* **EXERCISE INSTRUCTIONS**: Quote, verbatim, all material below, without pictures.

* **DATA PROVIDED**:
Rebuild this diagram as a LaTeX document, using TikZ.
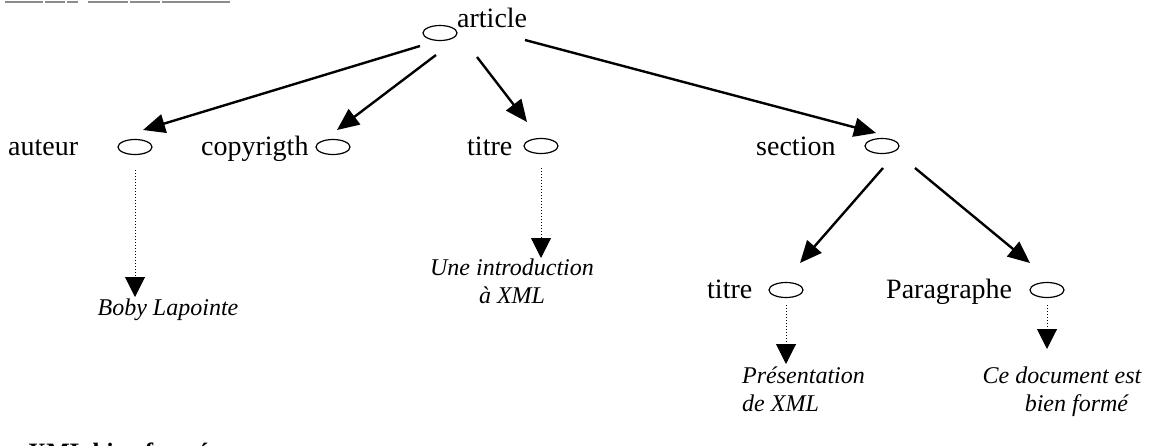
\documentclass[tikz,border=0pt]{standalone}
\usepackage{fontspec}
\setmainfont{Liberation Serif}
\usetikzlibrary{arrows.meta,shapes.geometric,calc}
\begin{document}
\begin{tikzpicture}[x=1pt,y=-1pt,
  ell/.style={draw, ellipse, minimum width=34pt, minimum height=15pt, inner sep=0pt, line width=1.2pt},
  lbl/.style={font=\fontsize{28}{30}\selectfont, inner sep=0pt, anchor=base west},
  leaf/.style={font=\fontsize{24}{28}\selectfont\itshape, inner sep=0pt, align=center, anchor=north},
  arr/.style={-{Triangle[length=22pt,width=19pt]}, line width=2.4pt},
  dotarr/.style={dotted, line width=1pt, -{Triangle[length=20pt,width=20pt]}},
  frag/.style={draw=black!45, line width=1.5pt}]
\useasboundingbox (0,0) rectangle (1156,445);
\clip (0,0) rectangle (1156,445);
\fill[white] (0,0) rectangle (1156,445);

% scan fragments at the top
\draw[frag] (5,2) -- (43,2);
\draw[frag] (45,2) -- (65,2);
\draw[frag] (67,2) -- (78,2);
\draw[frag] (88,2) -- (128,2);
\draw[frag] (130,2) -- (160,2);
\draw[frag] (162,2) -- (230,2);

% nodes
\node[ell] (art) at (440,33) {};
\node[lbl] (artt) at (457,27) {article};

\node[ell] (aut) at (135,147) {};
\node[lbl] (autt) at (8,155) {auteur};
\node[ell] (cop) at (333,147) {};
\node[lbl] (copt) at (201,155) {copyrigth};
\node[ell] (tit) at (541,146) {};
\node[lbl] (titt) at (467,155) {titre};
\node[ell] (sec) at (882,146) {};
\node[lbl] (sect) at (756,155) {section};

\node[ell] (tit2) at (786,290) {};
\node[lbl] (tit2t) at (707,298) {titre};
\node[ell] (par) at (1047,290) {};
\node[lbl] (part) at (886,298) {Paragraphe};

\node[leaf] (boby) at (168,299) {Boby Lapointe};
\node[leaf] (intro) at (512,259) {Une introduction\\à XML};
\node[leaf, align=left, anchor=north west] (pres) at (742,367) {Présentation\\de XML};
\node[leaf] (ce) at (1062,367) {Ce document est\\\hspace*{1.2em}bien formé};

% caption cut at the bottom edge
\node[font=\fontsize{25}{28}\selectfont\bfseries, inner sep=0pt, anchor=base west] (cap) at (28,460) {XML bien formé};

% connectors
\draw[arr] ([shift={(-20,13)}]art.center) -- ([shift={(8,-17)}]aut.center);
\draw[arr] ([shift={(-4,22)}]art.center) -- ([shift={(4,-17)}]cop.center);
\draw[arr] ([shift={(37,24)}]art.center) -- ([shift={(-14,-24)}]tit.center);
\draw[arr] ([shift={(85,7)}]art.center) -- ([shift={(-6,-13)}]sec.center);
\draw[arr] ([shift={(1,22)}]sec.center) -- ([shift={(14,-27)}]tit2.center);
\draw[arr] ([shift={(33,22)}]sec.center) -- ([shift={(-17,-27)}]par.center);

\draw[dotarr] ([shift={(0,23)}]aut.center) -- ([shift={(0,150)}]aut.center);
\draw[dotarr] ([shift={(0,22)}]tit.center) -- ([shift={(0,112)}]tit.center);
\draw[dotarr] ([shift={(0,15)}]tit2.center) -- ([shift={(0,74)}]tit2.center);
\draw[dotarr] ([shift={(0,15)}]par.center) -- ([shift={(0,59)}]par.center);
\end{tikzpicture}
\end{document}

* **FINAL RESULT**:
Rebuild this diagram as a LaTeX document, using TikZ.
\documentclass[tikz,border=0pt]{standalone}
\usepackage{fontspec}
\setmainfont{Liberation Serif}
\usetikzlibrary{arrows.meta,shapes.geometric,calc}
\begin{document}
\begin{tikzpicture}[x=1pt,y=-1pt,
  ell/.style={draw, ellipse, minimum width=34pt, minimum height=15pt, inner sep=0pt, line width=1.2pt},
  lbl/.style={font=\fontsize{28}{30}\selectfont, inner sep=0pt, anchor=base west},
  leaf/.style={font=\fontsize{24}{28}\selectfont\itshape, inner sep=0pt, align=center, anchor=north},
  arr/.style={-{Triangle[length=22pt,width=19pt]}, line width=2.4pt},
  dotarr/.style={dotted, line width=1pt, -{Triangle[length=20pt,width=20pt]}},
  frag/.style={draw=black!45, line width=1.5pt}]
\useasboundingbox (0,0) rectangle (1156,445);
\clip (0,0) rectangle (1156,445);
\fill[white] (0,0) rectangle (1156,445);

% scan fragments at the top
\draw[frag] (5,2) -- (43,2);
\draw[frag] (45,2) -- (65,2);
\draw[frag] (67,2) -- (78,2);
\draw[frag] (88,2) -- (128,2);
\draw[frag] (130,2) -- (160,2);
\draw[frag] (162,2) -- (230,2);

% nodes
\node[ell] (art) at (440,33) {};
\node[lbl] (artt) at (457,27) {article};

\node[ell] (aut) at (135,147) {};
\node[lbl] (autt) at (8,155) {auteur};
\node[ell] (cop) at (333,147) {};
\node[lbl] (copt) at (201,155) {copyrigth};
\node[ell] (tit) at (541,146) {};
\node[lbl] (titt) at (467,155) {titre};
\node[ell] (sec) at (882,146) {};
\node[lbl] (sect) at (756,155) {section};

\node[ell] (tit2) at (786,290) {};
\node[lbl] (tit2t) at (707,298) {titre};
\node[ell] (par) at (1047,290) {};
\node[lbl] (part) at (886,298) {Paragraphe};

\node[leaf] (boby) at (168,299) {Boby Lapointe};
\node[leaf] (intro) at (512,259) {Une introduction\\à XML};
\node[leaf, align=left, anchor=north west] (pres) at (742,367) {Présentation\\de XML};
\node[leaf] (ce) at (1062,367) {Ce document est\\\hspace*{1.2em}bien formé};

% caption cut at the bottom edge
\node[font=\fontsize{25}{28}\selectfont\bfseries, inner sep=0pt, anchor=base west] (cap) at (28,460) {XML bien formé};

% connectors
\draw[arr] ([shift={(-20,13)}]art.center) -- ([shift={(8,-17)}]aut.center);
\draw[arr] ([shift={(-4,22)}]art.center) -- ([shift={(4,-17)}]cop.center);
\draw[arr] ([shift={(37,24)}]art.center) -- ([shift={(-14,-24)}]tit.center);
\draw[arr] ([shift={(85,7)}]art.center) -- ([shift={(-6,-13)}]sec.center);
\draw[arr] ([shift={(1,22)}]sec.center) -- ([shift={(14,-27)}]tit2.center);
\draw[arr] ([shift={(33,22)}]sec.center) -- ([shift={(-17,-27)}]par.center);

\draw[dotarr] ([shift={(0,23)}]aut.center) -- ([shift={(0,150)}]aut.center);
\draw[dotarr] ([shift={(0,22)}]tit.center) -- ([shift={(0,112)}]tit.center);
\draw[dotarr] ([shift={(0,15)}]tit2.center) -- ([shift={(0,74)}]tit2.center);
\draw[dotarr] ([shift={(0,15)}]par.center) -- ([shift={(0,59)}]par.center);
\end{tikzpicture}
\end{document}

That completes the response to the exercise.